EU seals break with Russian gas, sets 2027 exit date
EU Policy / News
The EU Twenty-Seven have formally adopted regulations setting the bloc on a gradual exit from Russian pipeline and LNG gas imports by 2027. The new rules also introduce tighter monitoring and stronger supply diversification obligations, in line with the REPowerEU objective of ending Europe’s dependence on Russian energy.
Speaking after the adoption on Monday, Cyprus Energy Minister Michael Damianos said the move would strengthen the EU market by making it more resilient and diversified. He argued it would also help break harmful dependency and, through solidarity and cooperation, advance the Union towards a truly autonomous Energy Union.
The import ban will kick in six weeks after the regulation enters into force, while existing contracts will benefit from a transitional period. Brussels has opted for a phased approach to limit the impact on prices and markets.
A full ban is scheduled from early 2027 for LNG and from Autumn 2027 for pipeline gas.
Before authorising gas to enter the EU market, Member States will also be required to verify the country of production.
Enforcement and penalties
On enforcement, the regulation provides for hefty sanctions in case of breaches. Fines can reach at least €2.5 million for individuals and at least €40 million for companies, with the option to calculate penalties at a minimum of 3.5% of global annual turnover or 300% of the estimated value of the transaction.
By 1 March 2026, governments must submit national diversification plans and flag critical issues in replacing Russian gas.
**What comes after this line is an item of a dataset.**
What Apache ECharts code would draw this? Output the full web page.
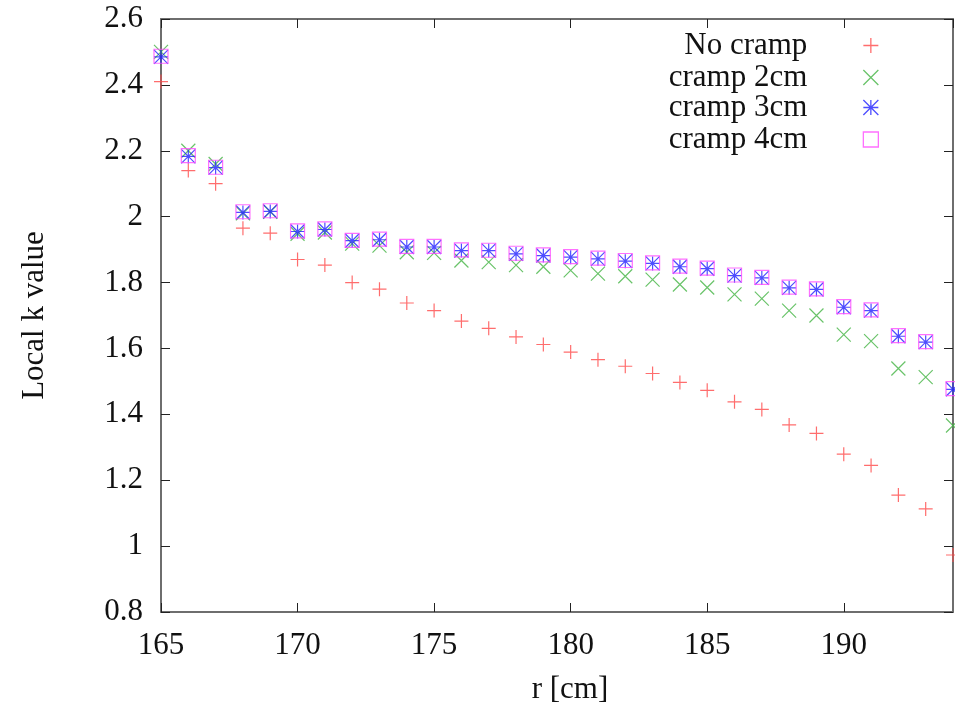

Companies will be required to notify national authorities and the Commission of any remaining contracts.
In the event of a declared emergency posing a serious threat to supply security, the Commission will be able to temporarily suspend the import ban for up to four weeks.
The regulation will be published in the EU’s Official Journal and will enter into force the day after publication, applying directly across all member states. The Commission also plans to propose additional legislation to eliminate remaining Russian oil imports by the end of 2027.
Building off the EU’s existing toolbox
The EU had already activated several tools to underpin this politically bold choice. The Recovery and Resilience Facility, the financial core of NextGenerationEU, is the main funding source for REPowerEU. The architecture relies largely on the roughly €225 billion in remaining loans still available, which member states can channel into dedicated REPowerEU chapters within their national recovery plans.
The political logic is relatively straightforward by EU standards. Use the RRF’s financial firepower to fund investments and reforms that make the exit from Russian energy, starting with gas, credible, while simultaneously accelerating the shift towards clean energy and more diversified supplies.
Governments are required to align RRF-funded measures with new initiatives supported by other national or EU instruments, avoiding duplication and focusing on complementarities and synergies. A pre-financing option is also available. Member states can request up to 20% of the resources allocated to REPowerEU chapters, paid in up to two instalments.
On the grants side, up to €20 billion in subsidies are financed for 60% by the Innovation Fund and for 40% by the sale of ETS allowances. Allocation across countries follows a formula that takes into account cohesion policy criteria, the level of dependence on fossil fuels and rising investment costs. Member states can also redirect resources towards REPowerEU through transfers of up to €5.4 billion from the Brexit Adjustment Reserve and cohesion funds.
Commission claims progress
On results and strategy, the Commission argues that REPowerEU has helped shield citizens and businesses from the risk of energy shortages, while accelerating the push towards clean energy and strategic autonomy. This includes diversifying supply routes and sources, reducing gas demand, enforcing storage obligations, ramping up renewable investment, speeding up permitting for green projects and enabling joint gas purchases.
Russian gas imports into the EU have meanwhile fallen from 45% in 2021 to an estimated 13% in 2025. Sanctions have wiped out Russian coal imports, while oil imports have dropped from 27% to under 3% over the same period.
To fully close the chapter on remaining Russian oil and gas supplies, Brussels presented a REPowerEU roadmap in May 2025 as a follow-up to the original plan. The new regulation is a key pillar of that effort.
Back in June 2022, the Council adopted rules requiring gas storage facilities to be filled to at least 90% of capacity ahead of each winter. The measure ensured sufficient reserves to heat homes and sustain business activity. In July 2025, the Council approved a two-year extension of these rules and introduced additional flexibility, allowing Member States to adapt to fast-changing market conditions and counter potential market manipulation.